A sufficiently large space rock could mean game over for humanity. In a best-case scenario, we would know about that asteroid far in advance and can prepare a strategy to deflect it. NASA is about to begin work on the Double Asteroid Redirection Test (DART), which will send a spacecraft to the double asteroid system known as Didymos. The hope is that by cashing the DART impactor into Dimorphos, the smaller of the two rocks, it will be able to alter the trajectory. If successful, this could be scaled up to knock a dangerous asteroid off course. Without a large lead time, a redirect won’t work, and that could leave us with (literally) the nuclear option.
According to lead author Patrick King, there is reason to think that a nuclear weapon could save us. Using a program called Spheral developed at LLNL, King modeled the effects of a one-megaton nuclear weapon exploding just above the surface of a 100-meter asteroid. The simulation can estimate the effects on the asteroid body, as well as follow the course of fragments left over after the explosion. It even factored in the gravitational impact of other objects in the solar system.
After testing the hypothetical asteroid on five different orbits, the study concluded that 99 percent of the fragments from a shattered asteroid would miss the planet, as long as we manage to hit it more than a month before impact. The outcome is even better if we have more time. With two months until fiery death rains down upon the planet, a nuke can divert 99.9 percent of the asteroid’s mass.
So far, we’ve only talked about small 100-meter objects. While these are potentially dangerous, the extinction-level rocks are at least several times larger. However, a nuclear strike might help here, too. King found that a larger asteroid could be blown to pieces six months prior to impact, and 99 percent of the debris would miss us. The timeline might be an issue, depending on how early we spot the asteroid. Missions like OSIRIS-REx and JAXA’s Hayabusa2 have successfully landed on asteroids, but they were in the planning phase for years.

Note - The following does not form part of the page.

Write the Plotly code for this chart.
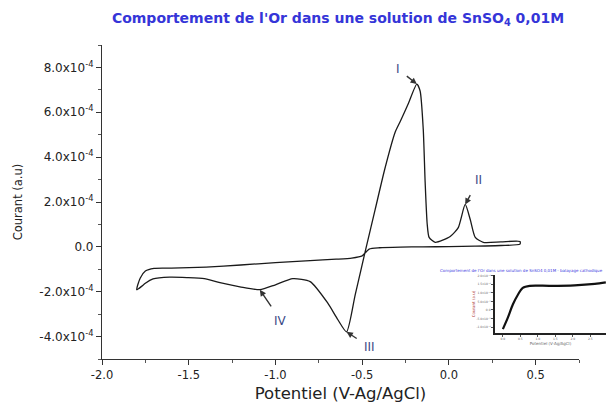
import plotly.graph_objects as go

# Cyclic voltammogram of gold in 0.01 M SnSO4 (potential in V vs Ag/AgCl, current in a.u.)
potential = [
    0.41, 0.30, 0.15, 0.0, -0.15, -0.28, -0.40, -0.46, -0.50, -0.56,
    -0.65, -0.80, -1.00, -1.20, -1.40, -1.60, -1.70, -1.75, -1.78, -1.80,
    -1.77, -1.75, -1.706, -1.61, -1.51, -1.41, -1.32, -1.205, -1.09, -1.0,
    -0.90, -0.80, -0.70, -0.64, -0.59, -0.54, -0.48, -0.425, -0.37, -0.31,
    -0.28, -0.235, -0.185, -0.166, -0.148, -0.137, -0.125, -0.114, -0.079, 0.0075,
    0.054, 0.094, 0.123, 0.152, 0.198, 0.30, 0.41, 0.41,
]
current = [
    0.12e-4, 0.06e-4, 0.03e-4, 0.01e-4, 0.0, -0.01e-4, -0.04e-4, -0.10e-4, -0.40e-4, -0.50e-4,
    -0.55e-4, -0.61e-4, -0.70e-4, -0.81e-4, -0.90e-4, -0.95e-4, -0.96e-4, -1.08e-4, -1.40e-4, -1.91e-4,
    -1.75e-4, -1.62e-4, -1.43e-4, -1.35e-4, -1.37e-4, -1.42e-4, -1.60e-4, -1.78e-4, -1.91e-4, -1.69e-4,
    -1.42e-4, -1.55e-4, -2.49e-4, -3.25e-4, -3.79e-4, -2.13e-4, -0.12e-4, 1.67e-4, 3.46e-4, 5.11e-4,
    5.60e-4, 6.37e-4, 7.26e-4, 6.95e-4, 5.25e-4, 2.88e-4, 1.00e-4, 0.42e-4, 0.20e-4, 0.46e-4,
    0.86e-4, 1.89e-4, 1.22e-4, 0.42e-4, 0.20e-4, 0.22e-4, 0.24e-4, 0.12e-4,
]

# Labelled peaks: (name, potential, current, label offset in px)
peak_names = ["I", "II", "III", "IV"]
peak_potential = [-0.185, 0.094, -0.59, -1.09]
peak_current = [7.26e-4, 1.89e-4, -3.79e-4, -1.91e-4]
label_dx = [-19, 13, 23, 21]
label_dy = [-15, -24, 15, 31]

# Axis ticks
x_ticks = [-2.0, -1.5, -1.0, -0.5, 0.0, 0.5]
x_ticktext = ["-2.0", "-1.5", "-1.0", "-0.5", "0.0", "0.5"]
y_ticks = [-4e-4, -2e-4, 0.0, 2e-4, 4e-4, 6e-4, 8e-4]
y_ticktext = ["-4.0x10<sup>-4</sup>", "-2.0x10<sup>-4</sup>", "0.0",
              "2.0x10<sup>-4</sup>", "4.0x10<sup>-4</sup>",
              "6.0x10<sup>-4</sup>", "8.0x10<sup>-4</sup>"]

# Small inset curve
inset_x = [0.0, 0.29, 0.57, 0.86, 1.14, 1.54, 2.69, 4.1, 5.26, 5.89]
inset_y = [-0.24, 1.14, 2.64, 3.79, 4.6, 4.83, 4.83, 4.89, 5.06, 5.23]
inset_xticks = [0, 1, 2, 3, 4, 5]
inset_xtext = ["0.0", "0.5", "1.0", "1.5", "2.0", "2.5"]
inset_yticks = [0, 1, 2, 3, 4, 5, 6]
inset_ytext = ["-1.0x10⁻⁴", "-5.0x10⁻⁵", "0.0", "5.0x10⁻⁵", "1.0x10⁻⁴", "1.5x10⁻⁴", "2.0x10⁻⁴"]

FONT = "DejaVu Sans, Verdana, sans-serif"
INK = "#222222"
LABEL = "#3b4a86"

fig = go.Figure()
fig.add_trace(go.Scatter(
    x=potential, y=current, mode="lines",
    line=dict(color="#1a1a1a", width=1.3, shape="spline", smoothing=0.6),
    hoverinfo="skip", showlegend=False,
))
fig.add_trace(go.Scatter(
    x=inset_x, y=inset_y, mode="lines", xaxis="x2", yaxis="y2",
    line=dict(color="#111111", width=2.2, shape="spline", smoothing=0.8),
    hoverinfo="skip", showlegend=False,
))

for name, px, py, dx, dy in zip(peak_names, peak_potential, peak_current, label_dx, label_dy):
    fig.add_annotation(
        x=px, y=py, xref="x", yref="y", text=name,
        ax=dx, ay=dy, showarrow=True,
        arrowhead=2, arrowsize=0.9, arrowwidth=1.4, arrowcolor="#333333",
        standoff=0, startstandoff=7,
        font=dict(family=FONT, size=12, color=LABEL),
    )

fig.update_layout(
    width=606, height=405,
    margin=dict(l=102, r=0, t=45, b=46),
    paper_bgcolor="white", plot_bgcolor="white",
    font=dict(family=FONT, color=INK),
    title=dict(
        text="<b>Comportement de l'Or dans une solution de SnSO<sub>4</sub> 0,01M</b>",
        x=338 / 606, xanchor="center", xref="container",
        y=1 - 18 / 405, yanchor="middle", yref="container",
        font=dict(family=FONT, size=14, color="#3535d8"),
    ),
    xaxis=dict(
        domain=[0, 477 / 504], range=[-2.0, 0.75],
        tickvals=x_ticks, ticktext=x_ticktext,
        ticks="outside", ticklen=5, tickwidth=1, tickcolor="#333",
        minor=dict(dtick=0.25, tick0=0, ticks="outside", ticklen=3, tickcolor="#555"),
        showline=True, linecolor="#333", linewidth=1.2,
        showgrid=False, zeroline=False,
        tickfont=dict(size=11.5, color=INK),
        title=dict(text="Potentiel (V-Ag/AgCl)", font=dict(size=16.5, color=INK), standoff=6),
    ),
    yaxis=dict(
        range=[-5e-4, 9e-4],
        tickvals=y_ticks, ticktext=y_ticktext,
        ticks="outside", ticklen=5, tickwidth=1, tickcolor="#333",
        minor=dict(dtick=1e-4, tick0=0, ticks="outside", ticklen=3, tickcolor="#555"),
        showline=True, linecolor="#333", linewidth=1.2,
        showgrid=False, zeroline=False,
        tickfont=dict(size=12, color=INK),
        title=dict(text="Courant (a.u)", font=dict(size=11.5, color=INK), standoff=14),
    ),
    xaxis2=dict(
        domain=[393 / 504, 1.0], range=[-0.45, 5.9], anchor="y2",
        tickvals=inset_xticks, ticktext=inset_xtext,
        ticks="outside", ticklen=2, tickcolor="#555",
        showline=True, linecolor="#222", linewidth=1.5,
        showgrid=False, zeroline=False,
        tickfont=dict(size=3, color="#666"),
        title=dict(text="Potentiel (V-Ag/AgCl)", font=dict(size=4, color="#666"), standoff=1),
    ),
    yaxis2=dict(
        domain=[26 / 314, 84 / 314], range=[-0.7, 6.1], anchor="x2",
        tickvals=inset_yticks, ticktext=inset_ytext,
        ticks="outside", ticklen=2, tickcolor="#555",
        showline=True, linecolor="#222", linewidth=1.5,
        showgrid=False, zeroline=False,
        tickfont=dict(size=3, color="#666"),
        title=dict(text="Courant (a.u)", font=dict(size=4, color="#b04040"), standoff=1),
    ),
)

fig.add_annotation(
    x=503 / 504, y=89 / 314, xref="paper", yref="paper", xanchor="right", yanchor="middle",
    text="Comportement de l'Or dans une solution de SnSO4 0,01M - balayage cathodique",
    showarrow=False, font=dict(family=FONT, size=4, color="#4040e0"),
)

fig.write_html("out.html")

We’re only beginning to learn about the composition of asteroids, so the simulation might include some incorrect assumptions. For example, asteroids like Bennu might be built more like rubble piles than mountains, making them less dense and easier to disrupt. Missions like DART will help hammer down the details. NASA plans to launch the spacecraft on November 23rd, and it will reach its target in about 11 months.